Perhaps this applies quite well today.  Russia today, albeit becoming more main stream, is still stuck in a Czarist state of strong rulers and limited outwardness.

He continues: 

 In international economic matters, Soviet policy will really be dominated by pursuit of autarchy for Soviet Union and Soviet-dominated adjacent areas taken together. That, however, will be underlying policy. As far as official line is concerned, position is not yet clear. Soviet Government has shown strange reticence since termination hostilities on subject foreign trade. If large scale long term credits should be forthcoming, I believe Soviet Government may eventually again do lip service, as it did in 1930's to desirability of building up international economic exchanges in general.

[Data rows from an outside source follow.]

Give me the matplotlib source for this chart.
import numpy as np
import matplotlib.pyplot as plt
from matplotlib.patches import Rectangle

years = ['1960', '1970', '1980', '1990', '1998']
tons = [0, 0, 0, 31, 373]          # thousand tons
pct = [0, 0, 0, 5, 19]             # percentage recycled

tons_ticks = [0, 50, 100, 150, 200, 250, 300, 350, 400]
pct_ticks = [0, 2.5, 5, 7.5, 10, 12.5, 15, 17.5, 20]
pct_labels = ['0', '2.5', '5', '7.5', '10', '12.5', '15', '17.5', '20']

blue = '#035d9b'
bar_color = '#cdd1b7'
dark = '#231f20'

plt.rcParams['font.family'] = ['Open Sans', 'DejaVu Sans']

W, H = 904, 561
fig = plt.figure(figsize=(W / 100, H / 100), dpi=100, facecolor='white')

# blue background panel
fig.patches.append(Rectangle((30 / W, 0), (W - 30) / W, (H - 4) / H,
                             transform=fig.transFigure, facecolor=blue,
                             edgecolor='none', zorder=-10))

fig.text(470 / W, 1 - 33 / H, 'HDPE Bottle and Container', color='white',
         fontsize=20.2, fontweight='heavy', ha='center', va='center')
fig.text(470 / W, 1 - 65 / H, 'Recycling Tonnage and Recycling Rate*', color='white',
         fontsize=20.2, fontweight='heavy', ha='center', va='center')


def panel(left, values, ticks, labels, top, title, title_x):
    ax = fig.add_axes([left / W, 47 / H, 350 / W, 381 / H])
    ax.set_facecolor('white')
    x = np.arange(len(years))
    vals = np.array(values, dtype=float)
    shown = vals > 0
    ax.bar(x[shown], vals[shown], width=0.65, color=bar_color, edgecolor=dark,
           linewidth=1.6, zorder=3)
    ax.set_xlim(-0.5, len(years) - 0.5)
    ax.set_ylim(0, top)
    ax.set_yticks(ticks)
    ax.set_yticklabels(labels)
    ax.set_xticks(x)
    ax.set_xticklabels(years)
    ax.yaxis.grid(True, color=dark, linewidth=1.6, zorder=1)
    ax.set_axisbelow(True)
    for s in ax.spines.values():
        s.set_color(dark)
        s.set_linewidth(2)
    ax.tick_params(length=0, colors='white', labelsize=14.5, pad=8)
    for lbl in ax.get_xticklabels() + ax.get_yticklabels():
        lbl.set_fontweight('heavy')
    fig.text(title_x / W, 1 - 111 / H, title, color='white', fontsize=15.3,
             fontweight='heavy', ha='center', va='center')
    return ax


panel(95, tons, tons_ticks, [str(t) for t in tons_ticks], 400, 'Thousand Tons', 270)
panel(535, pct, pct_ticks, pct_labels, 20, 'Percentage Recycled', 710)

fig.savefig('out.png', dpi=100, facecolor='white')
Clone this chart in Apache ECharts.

Otherwise I think it possible Soviet foreign trade may be restricted largely to Soviet's own security sphere, including occupied areas in Germany, and that a cold official shoulder may be turned to principle of general economic collaboration among nations.
   
Russia  in order to prosper and move from a pure extraction economy must seek to open up and allow for the creation of a full entrepreneurial society. It can adhere to many of its past ways but as to its relationship with the West it must seek trade related development.

The Kennan conclusion was: 

 In summary, we have here a political force committed fanatically to the belief that with US there can be no permanent modus vivendi that it is desirable and necessary that the internal harmony of our society be disrupted, our traditional way of life be destroyed, the international authority of our state be broken, if Soviet power is to be secure. This political force has complete power of disposition over energies of one of world's greatest peoples and resources of world's richest national territory, and is borne along by deep and powerful currents of Russian nationalism. In addition, it has an elaborate and far flung apparatus for exertion of its influence in other countries, an apparatus of amazing flexibility and versatility, managed by people whose experience and skill in underground methods are presumably without parallel in history. Finally, it is seemingly inaccessible to considerations of reality in its basic reactions.

 Thus one wonders if Russia is going backwards or whether it will seek accommodations with the rest of the economic world. Perhaps we will only know when we see "Made in Russia" in Walmart.